REQUIRED WORK
Copy verbatim the span of lines beginning at the line that contains "Write a Python" and ending with the final line of the data. Exclude pictures from the copy.

INFORMATION PROVIDED
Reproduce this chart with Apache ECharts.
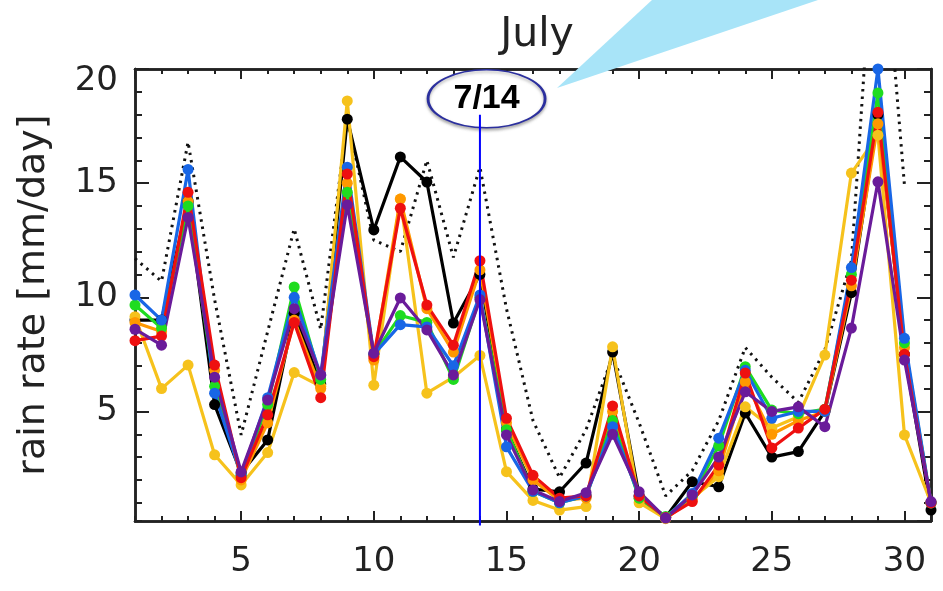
<!DOCTYPE html>
<html>
<head>
<meta charset="utf-8">
<script src="https://cdn.jsdelivr.net/npm/echarts@6/dist/echarts.min.js"></script>
<style>html,body{margin:0;padding:0;background:#fff;}#c{width:943px;height:591px;}</style>
</head>
<body>
<div id="c"></div>
<script>
const days = [1,2,3,4,5,6,7,8,9,10,11,12,13,14,15,16,17,18,19,20,21,22,23,24,25,26,27,28,29,30,31];
const xRange = [1, 31];
const yRange = [0.2, 20];

const dottedRain = [11.7,10.7,16.8,9.9,3.97,8.5,13.0,8.6,17.8,12.5,12.0,16.0,11.75,15.7,9.5,4.6,2.1,4.2,7.4,4.5,1.3,2.4,4.6,7.8,6.5,5.4,7.7,11.6,29.0,14.9,null];
const blackRain  = [9.0,9.0,14.2,5.3,2.3,3.75,9.3,6.2,17.8,12.95,16.15,15.05,8.87,11.0,4.2,1.6,1.48,2.74,7.6,1.3,0.35,1.92,1.7,4.93,3.0,3.24,5.0,10.2,18.0,7.5,0.68];
const yellowRain = [9.15,6.0,7.03,3.1,1.78,3.2,6.7,6.1,18.6,6.15,14.3,5.8,6.5,7.45,2.36,1.1,0.68,0.83,7.83,1.0,0.3,1.2,2.14,5.2,4.27,4.77,7.47,15.44,17.1,3.97,1.0];
const orangeRain = [8.9,8.5,14.2,6.8,2.0,4.5,9.0,6.0,15.0,7.25,14.3,9.5,7.6,11.2,4.5,2.0,1.1,1.2,5.0,1.2,0.35,1.1,2.4,6.3,4.0,4.6,5.0,10.5,17.6,7.8,1.0];
const greenRain  = [9.66,8.65,14.0,6.1,2.2,5.3,10.45,6.4,14.6,7.5,9.2,8.9,6.4,10.0,4.2,1.5,1.0,1.3,4.6,1.2,0.4,1.3,3.5,6.96,5.06,4.9,5.1,11.0,18.95,8.0,1.0];
const blueRain   = [10.1,9.0,15.6,5.8,2.2,5.6,10.0,6.6,15.7,7.5,8.8,8.7,7.0,10.1,3.45,1.5,1.0,1.3,4.33,1.3,0.35,1.4,3.83,6.8,4.7,5.0,5.0,11.3,20.0,8.2,1.0];
const redRain    = [8.1,8.3,14.6,7.03,2.1,4.85,8.9,5.6,15.4,7.4,13.9,9.66,7.9,11.6,4.7,2.2,1.2,1.3,5.24,1.3,0.35,1.05,2.65,6.68,3.4,4.27,5.1,10.75,18.1,7.5,1.0];
const purpleRain = [8.6,7.9,13.5,6.5,2.35,5.5,9.5,6.6,14.05,7.55,9.97,8.57,6.6,9.9,3.97,1.56,1.05,1.44,4.0,1.48,0.33,1.34,3.0,5.86,5.0,5.2,4.33,8.65,15.06,7.25,1.05];

const markDay = 14;
const markText = '7/14';
const markLineTop = 18.0;

const pairs = arr => days.map((d,i) => [d, arr[i]]);

const axisColor = '#222';
const font = 'DejaVu Sans';

function solid(name, arr, color) {
  return {
    name, type: 'line', data: pairs(arr), xAxisIndex: 0, yAxisIndex: 0,
    symbol: 'circle', symbolSize: 11, showSymbol: true,
    lineStyle: { color, width: 3.2 }, itemStyle: { color },
    emphasis: { disabled: true }, animation: false
  };
}

function xAx(position, major) {
  return {
    type: 'value', min: xRange[0], max: xRange[1], gridIndex: 0, position,
    splitNumber: major ? 6 : 30,
    splitLine: { show: false },
    axisLine: { show: true, onZero: false, lineStyle: { color: axisColor, width: 2.5 } },
    axisTick: { show: true, inside: true, length: major ? 10 : 5, lineStyle: { color: axisColor, width: 2 } },
    axisLabel: (major && position === 'bottom')
      ? { show: true, showMinLabel: false, showMaxLabel: false, margin: 24, fontFamily: font, fontSize: 34, color: axisColor }
      : { show: false }
  };
}
function yAx(position, major) {
  const ax = {
    type: 'value', min: yRange[0], max: yRange[1], gridIndex: 0, position,
    splitNumber: major ? 4 : 20,
    splitLine: { show: false },
    axisLine: { show: true, onZero: false, lineStyle: { color: axisColor, width: 2.5 } },
    axisTick: { show: true, inside: true, length: major ? 14 : 7, lineStyle: { color: axisColor, width: 2 } },
    axisLabel: { show: false }
  };
  if (major && position === 'left') {
    ax.name = 'rain rate [mm/day]';
    ax.nameLocation = 'middle';
    ax.nameGap = 82;
    ax.nameTextStyle = { fontFamily: font, fontSize: 38, color: axisColor };
    ax.axisLabel = {
      show: true, showMinLabel: false, margin: 17, fontFamily: font, fontSize: 34, color: axisColor,
      formatter: v => (v === 20 ? '{t|20}' : String(v)),
      rich: { t: { fontFamily: font, fontSize: 34, color: axisColor, padding: [24, 0, 0, 0] } }
    };
  }
  return ax;
}

const chart = echarts.init(document.getElementById('c'));
chart.setOption({
  animation: false,
  backgroundColor: '#fff',
  title: {
    text: 'July', left: 532, top: 10, textAlign: 'center',
    textStyle: { fontFamily: font, fontSize: 41, fontWeight: 'normal', color: axisColor }
  },
  grid: { left: 135, right: 12, top: 69, bottom: 70 },
  xAxis: [xAx('bottom', true), xAx('bottom', false), xAx('top', true), xAx('top', false)],
  yAxis: [yAx('left', true), yAx('left', false), yAx('right', true), yAx('right', false)],
  graphic: [
    {
      type: 'polygon', z: 1,
      shape: { points: [[557, 88], [652, 0], [818, 0]] },
      style: { fill: '#a8e4f8' }
    }
  ],
  series: [
    {
      name: 'dotted', type: 'line', data: pairs(dottedRain), xAxisIndex: 0, yAxisIndex: 0,
      symbol: 'none', connectNulls: false,
      lineStyle: { color: '#111', width: 3, type: [2.5, 5] },
      emphasis: { disabled: true }, animation: false
    },
    solid('black', blackRain, '#000000'),
    solid('yellow', yellowRain, '#f6c21c'),
    solid('orange', orangeRain, '#ff9800'),
    solid('green', greenRain, '#1fdc1f'),
    solid('blue', blueRain, '#1866e6'),
    solid('red', redRain, '#ee1010'),
    solid('purple', purpleRain, '#6a1b9a'),
    {
      name: 'marker', type: 'line', xAxisIndex: 0, yAxisIndex: 0, z: 10,
      data: [[markDay, markLineTop], [markDay, yRange[0] - 0.2]],
      clip: false, symbol: 'none',
      lineStyle: { color: '#0000ff', width: 2 },
      emphasis: { disabled: true }, animation: false,
      markPoint: {
        silent: true, animation: false,
        symbol: 'circle', symbolSize: [117, 58],
        itemStyle: { color: '#ffffff', borderColor: '#2b2f9e', borderWidth: 2, shadowColor: 'rgba(120,120,120,0.6)', shadowBlur: 3, shadowOffsetY: 2 },
        label: { show: true, formatter: markText, fontFamily: 'Liberation Sans', fontWeight: 'bold', fontSize: 34, color: '#000' },
        data: [{ coord: [markDay + 0.25, 18.7] }]
      }
    }
  ]
});
</script>
</body>
</html>
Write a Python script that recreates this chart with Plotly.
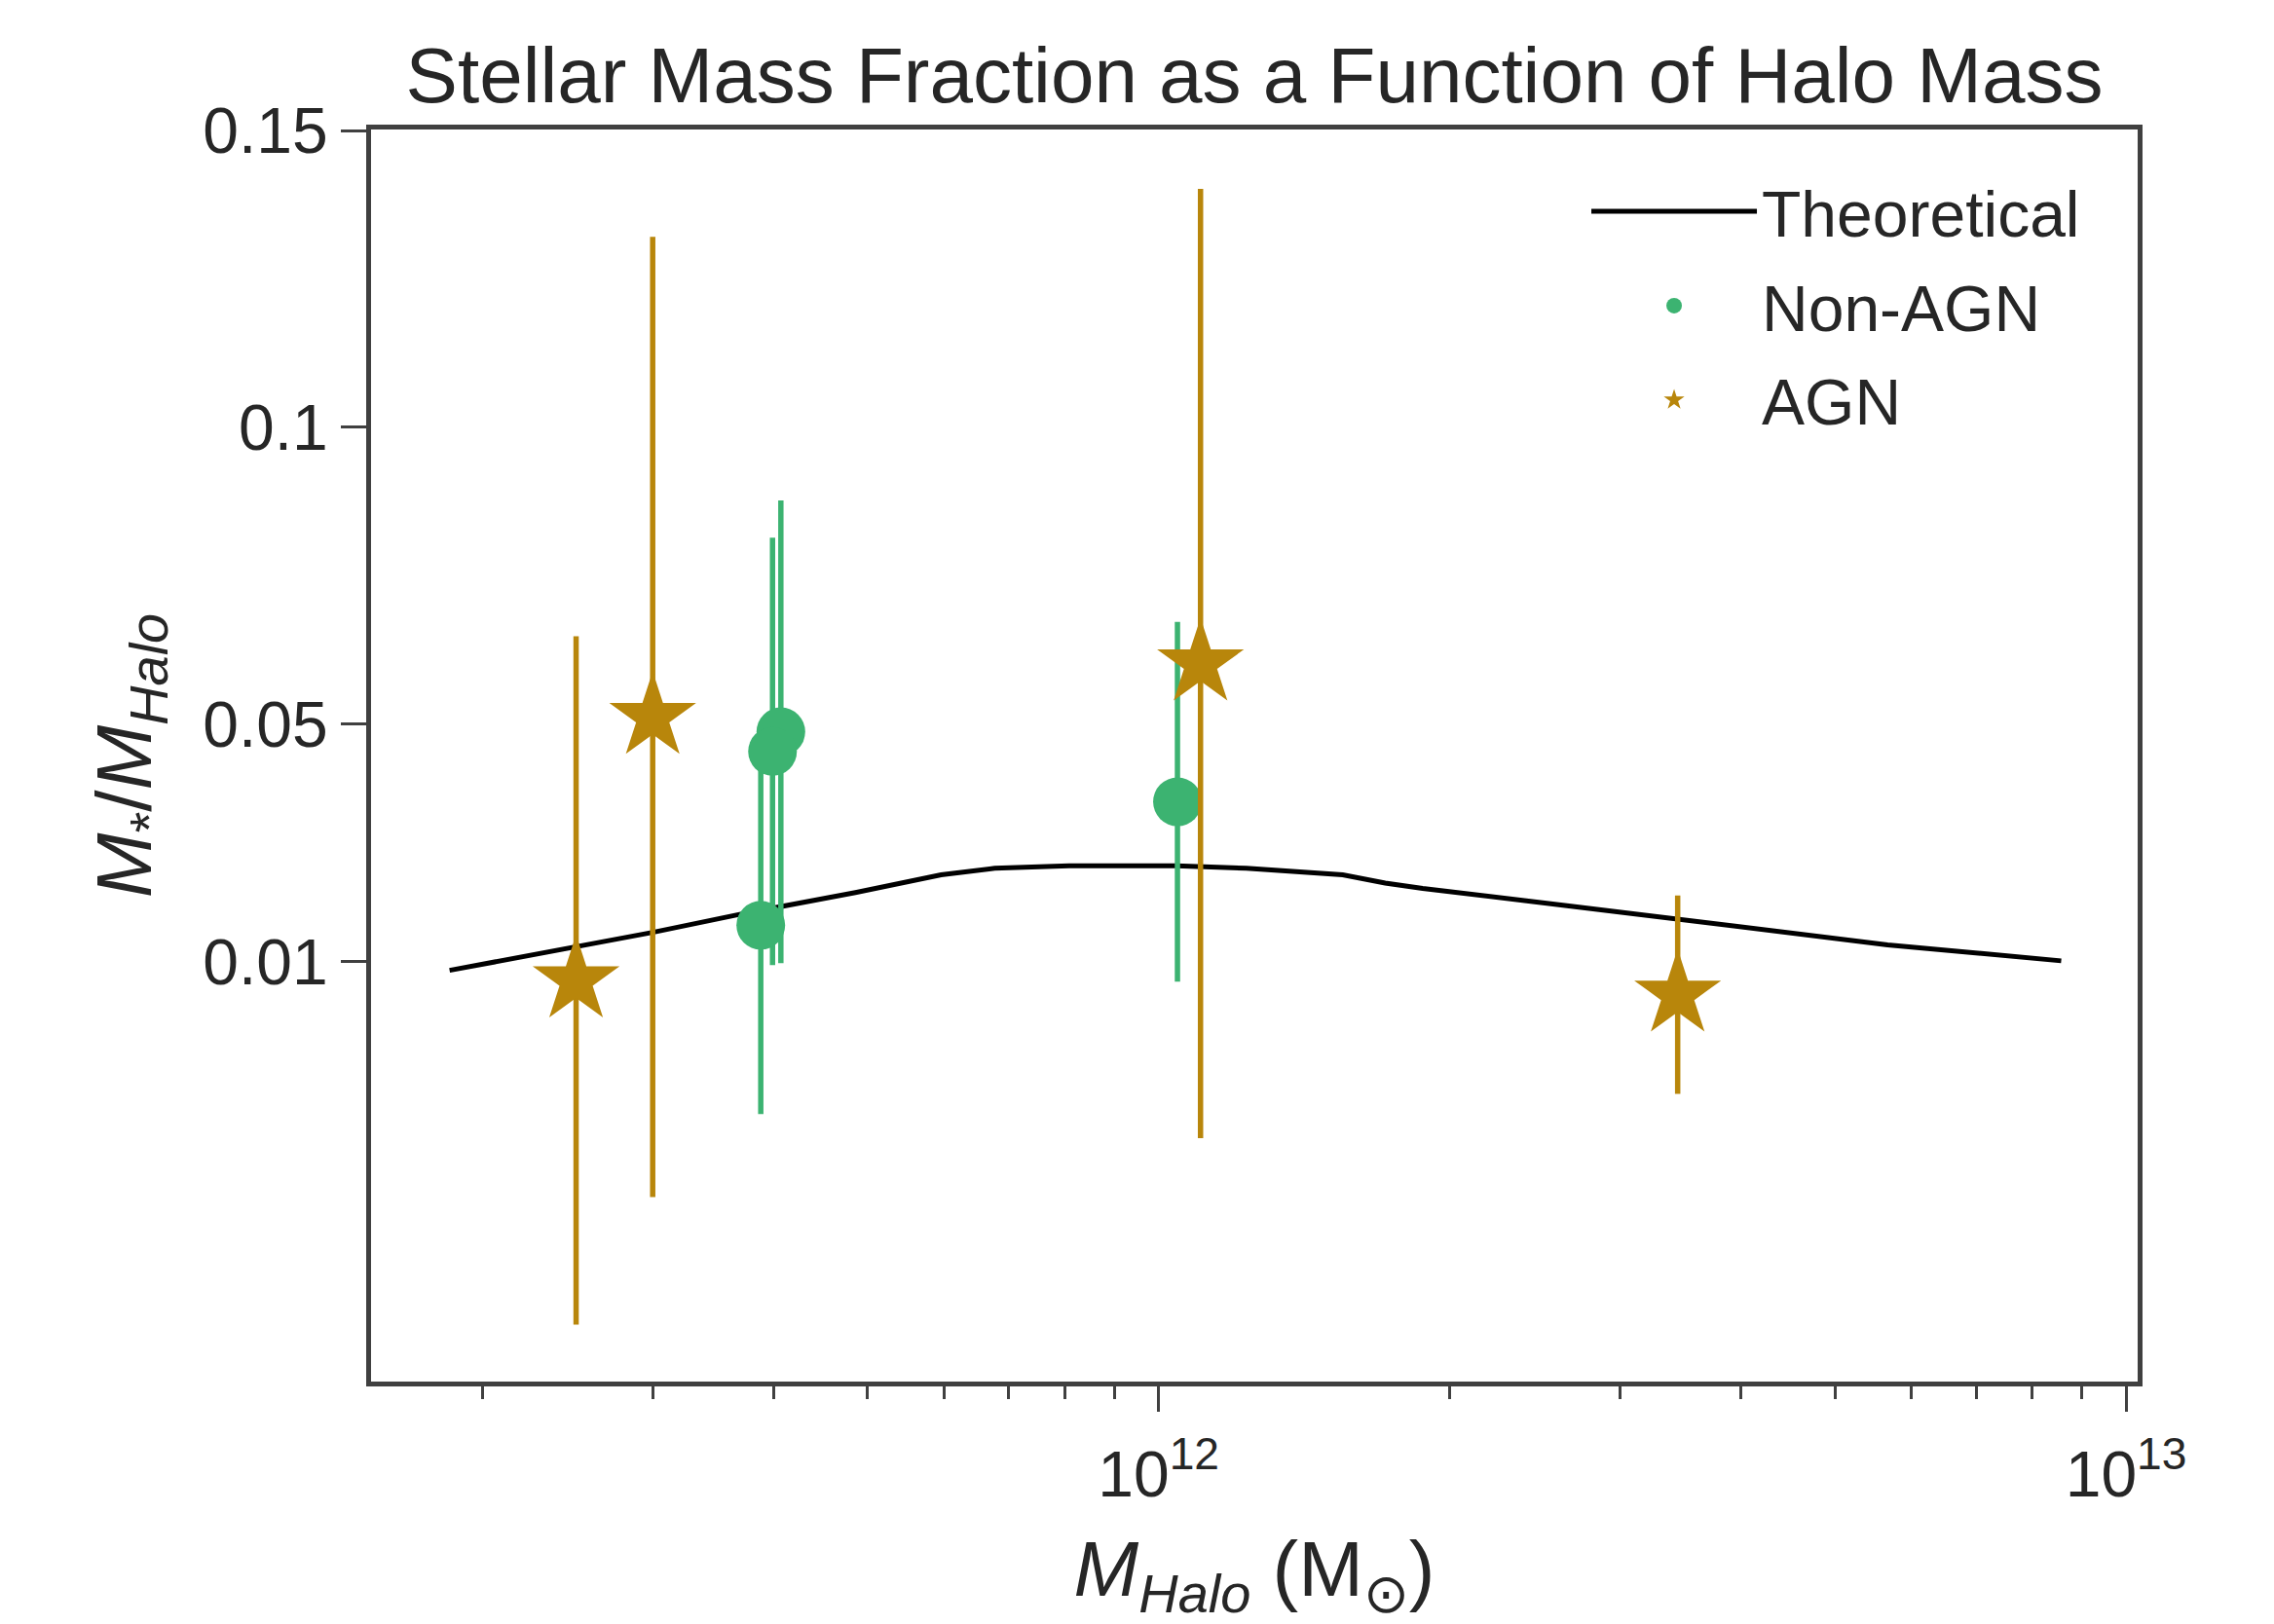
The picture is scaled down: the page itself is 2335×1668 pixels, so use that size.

TASK ANSWER
Write a Python script that recreates this chart with Plotly.
The picture is scaled down: the page itself is 2335×1668 pixels, so use that size.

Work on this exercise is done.